──────── Data section ────────
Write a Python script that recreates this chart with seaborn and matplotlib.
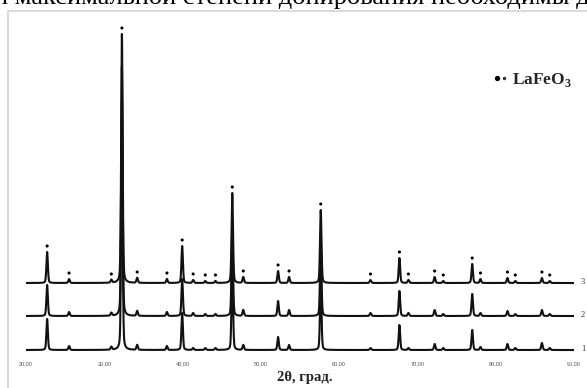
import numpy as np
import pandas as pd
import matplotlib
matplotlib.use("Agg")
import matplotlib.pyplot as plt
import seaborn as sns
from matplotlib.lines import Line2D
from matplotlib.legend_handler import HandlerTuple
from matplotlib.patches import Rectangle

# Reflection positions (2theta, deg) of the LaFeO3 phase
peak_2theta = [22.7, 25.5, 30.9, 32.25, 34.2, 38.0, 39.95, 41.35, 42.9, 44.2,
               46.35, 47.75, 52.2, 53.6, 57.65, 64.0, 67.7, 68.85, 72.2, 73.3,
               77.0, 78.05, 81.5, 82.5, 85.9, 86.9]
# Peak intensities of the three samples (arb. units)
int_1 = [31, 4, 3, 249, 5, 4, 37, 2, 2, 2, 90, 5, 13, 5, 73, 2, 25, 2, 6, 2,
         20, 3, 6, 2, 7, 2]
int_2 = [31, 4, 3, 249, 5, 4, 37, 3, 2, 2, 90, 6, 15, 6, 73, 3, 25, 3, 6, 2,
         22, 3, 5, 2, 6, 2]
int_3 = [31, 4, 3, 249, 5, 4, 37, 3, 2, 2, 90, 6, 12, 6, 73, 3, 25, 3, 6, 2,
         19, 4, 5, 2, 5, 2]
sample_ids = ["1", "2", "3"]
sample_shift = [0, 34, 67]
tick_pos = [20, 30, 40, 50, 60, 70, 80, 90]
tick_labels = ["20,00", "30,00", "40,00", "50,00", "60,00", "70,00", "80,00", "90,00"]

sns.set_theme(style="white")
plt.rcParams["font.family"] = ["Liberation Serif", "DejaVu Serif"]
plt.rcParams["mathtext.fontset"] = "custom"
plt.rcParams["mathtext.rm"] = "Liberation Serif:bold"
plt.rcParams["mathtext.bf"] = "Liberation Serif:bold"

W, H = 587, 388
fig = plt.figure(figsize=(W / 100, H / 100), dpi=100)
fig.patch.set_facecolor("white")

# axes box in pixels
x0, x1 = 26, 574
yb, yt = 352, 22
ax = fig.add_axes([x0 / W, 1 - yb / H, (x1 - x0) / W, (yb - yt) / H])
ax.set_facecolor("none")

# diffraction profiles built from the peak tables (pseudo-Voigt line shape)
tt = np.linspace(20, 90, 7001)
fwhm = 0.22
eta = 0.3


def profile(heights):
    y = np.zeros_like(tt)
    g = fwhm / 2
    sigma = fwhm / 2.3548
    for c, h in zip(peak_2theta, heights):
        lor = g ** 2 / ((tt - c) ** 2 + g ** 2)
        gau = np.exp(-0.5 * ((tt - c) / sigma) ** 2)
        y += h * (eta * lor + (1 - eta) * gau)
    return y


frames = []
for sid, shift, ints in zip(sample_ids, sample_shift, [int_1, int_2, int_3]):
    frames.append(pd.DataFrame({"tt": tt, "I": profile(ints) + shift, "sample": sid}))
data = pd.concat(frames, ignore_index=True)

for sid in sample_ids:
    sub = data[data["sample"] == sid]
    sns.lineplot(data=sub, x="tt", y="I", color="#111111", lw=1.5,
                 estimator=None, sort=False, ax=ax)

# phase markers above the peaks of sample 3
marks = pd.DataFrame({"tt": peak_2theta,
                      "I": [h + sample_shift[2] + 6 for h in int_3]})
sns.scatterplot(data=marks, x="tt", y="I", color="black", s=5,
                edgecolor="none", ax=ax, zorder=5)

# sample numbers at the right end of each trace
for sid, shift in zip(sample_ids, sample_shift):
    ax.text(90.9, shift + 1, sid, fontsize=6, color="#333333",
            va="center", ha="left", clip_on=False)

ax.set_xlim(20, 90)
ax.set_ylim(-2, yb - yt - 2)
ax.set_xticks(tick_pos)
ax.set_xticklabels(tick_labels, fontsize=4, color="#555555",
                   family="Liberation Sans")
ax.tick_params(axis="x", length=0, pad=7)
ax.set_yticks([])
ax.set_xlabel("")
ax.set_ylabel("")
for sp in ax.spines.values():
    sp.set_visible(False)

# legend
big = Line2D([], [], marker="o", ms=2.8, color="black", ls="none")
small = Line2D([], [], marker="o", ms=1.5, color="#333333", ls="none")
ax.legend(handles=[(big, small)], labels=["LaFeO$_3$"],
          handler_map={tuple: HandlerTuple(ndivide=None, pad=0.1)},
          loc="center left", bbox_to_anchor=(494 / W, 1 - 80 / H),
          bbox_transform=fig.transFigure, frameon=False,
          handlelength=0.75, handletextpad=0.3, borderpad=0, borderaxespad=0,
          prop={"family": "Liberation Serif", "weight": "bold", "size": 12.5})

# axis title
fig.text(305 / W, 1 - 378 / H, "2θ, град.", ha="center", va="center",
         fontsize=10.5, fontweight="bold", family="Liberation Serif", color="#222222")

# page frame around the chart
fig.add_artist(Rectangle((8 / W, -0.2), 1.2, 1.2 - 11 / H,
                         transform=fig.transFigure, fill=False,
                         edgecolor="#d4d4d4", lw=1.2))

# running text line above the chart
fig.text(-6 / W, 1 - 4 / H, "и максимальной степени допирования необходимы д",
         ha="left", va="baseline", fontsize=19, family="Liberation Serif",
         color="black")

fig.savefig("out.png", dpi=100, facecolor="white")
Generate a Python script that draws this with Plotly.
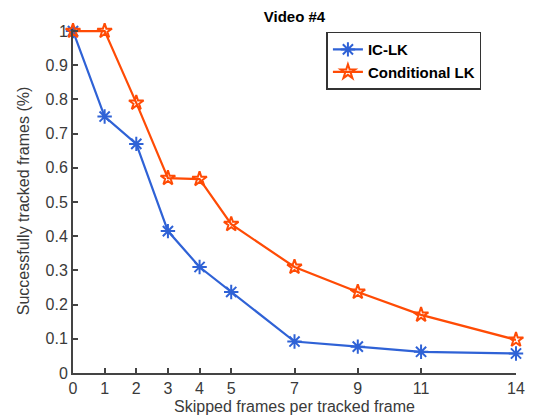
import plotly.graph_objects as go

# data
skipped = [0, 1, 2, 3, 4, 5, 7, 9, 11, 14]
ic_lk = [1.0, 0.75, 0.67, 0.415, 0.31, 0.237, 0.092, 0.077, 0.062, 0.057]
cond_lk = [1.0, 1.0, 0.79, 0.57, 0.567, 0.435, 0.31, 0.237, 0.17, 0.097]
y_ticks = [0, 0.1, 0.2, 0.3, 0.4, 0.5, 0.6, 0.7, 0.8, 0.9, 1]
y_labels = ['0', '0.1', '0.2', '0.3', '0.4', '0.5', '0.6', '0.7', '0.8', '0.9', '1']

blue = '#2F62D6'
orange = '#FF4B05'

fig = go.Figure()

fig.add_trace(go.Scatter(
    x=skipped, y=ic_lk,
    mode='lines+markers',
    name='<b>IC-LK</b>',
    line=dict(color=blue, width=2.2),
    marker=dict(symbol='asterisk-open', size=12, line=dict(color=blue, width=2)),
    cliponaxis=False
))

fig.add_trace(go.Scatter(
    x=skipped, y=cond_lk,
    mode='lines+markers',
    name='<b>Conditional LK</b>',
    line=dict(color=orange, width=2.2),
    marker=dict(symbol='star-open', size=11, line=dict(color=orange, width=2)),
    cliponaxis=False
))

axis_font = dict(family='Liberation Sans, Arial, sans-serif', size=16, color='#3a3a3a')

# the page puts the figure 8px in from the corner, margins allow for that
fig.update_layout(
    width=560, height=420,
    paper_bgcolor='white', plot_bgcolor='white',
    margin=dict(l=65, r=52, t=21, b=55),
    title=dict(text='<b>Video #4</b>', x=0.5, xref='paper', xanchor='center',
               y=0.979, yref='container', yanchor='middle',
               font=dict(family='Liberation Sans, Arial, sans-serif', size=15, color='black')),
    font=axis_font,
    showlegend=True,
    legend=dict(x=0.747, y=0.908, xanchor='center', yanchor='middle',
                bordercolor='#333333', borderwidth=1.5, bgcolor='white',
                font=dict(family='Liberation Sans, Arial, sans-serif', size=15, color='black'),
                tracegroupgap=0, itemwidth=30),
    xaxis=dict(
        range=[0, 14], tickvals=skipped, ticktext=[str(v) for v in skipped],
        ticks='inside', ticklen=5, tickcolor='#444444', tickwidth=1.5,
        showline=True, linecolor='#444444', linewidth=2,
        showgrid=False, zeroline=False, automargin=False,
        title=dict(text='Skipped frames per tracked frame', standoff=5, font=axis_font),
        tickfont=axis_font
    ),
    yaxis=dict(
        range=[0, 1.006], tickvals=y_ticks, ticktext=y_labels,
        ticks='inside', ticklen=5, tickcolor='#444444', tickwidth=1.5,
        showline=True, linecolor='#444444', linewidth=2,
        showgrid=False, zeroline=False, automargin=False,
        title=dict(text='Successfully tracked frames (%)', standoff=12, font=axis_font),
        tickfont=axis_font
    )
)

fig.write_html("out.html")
────────
▶ [Stated exercise]: From the first line above down to the line with "from matplotlib.patches import Rectangle", reproduce every line and no others, omitting pictures.

▶ [Result]:
Write a Python script that recreates this chart with seaborn and matplotlib.
import numpy as np
import pandas as pd
import matplotlib
matplotlib.use("Agg")
import matplotlib.pyplot as plt
import seaborn as sns
from matplotlib.lines import Line2D
from matplotlib.legend_handler import HandlerTuple
from matplotlib.patches import Rectangle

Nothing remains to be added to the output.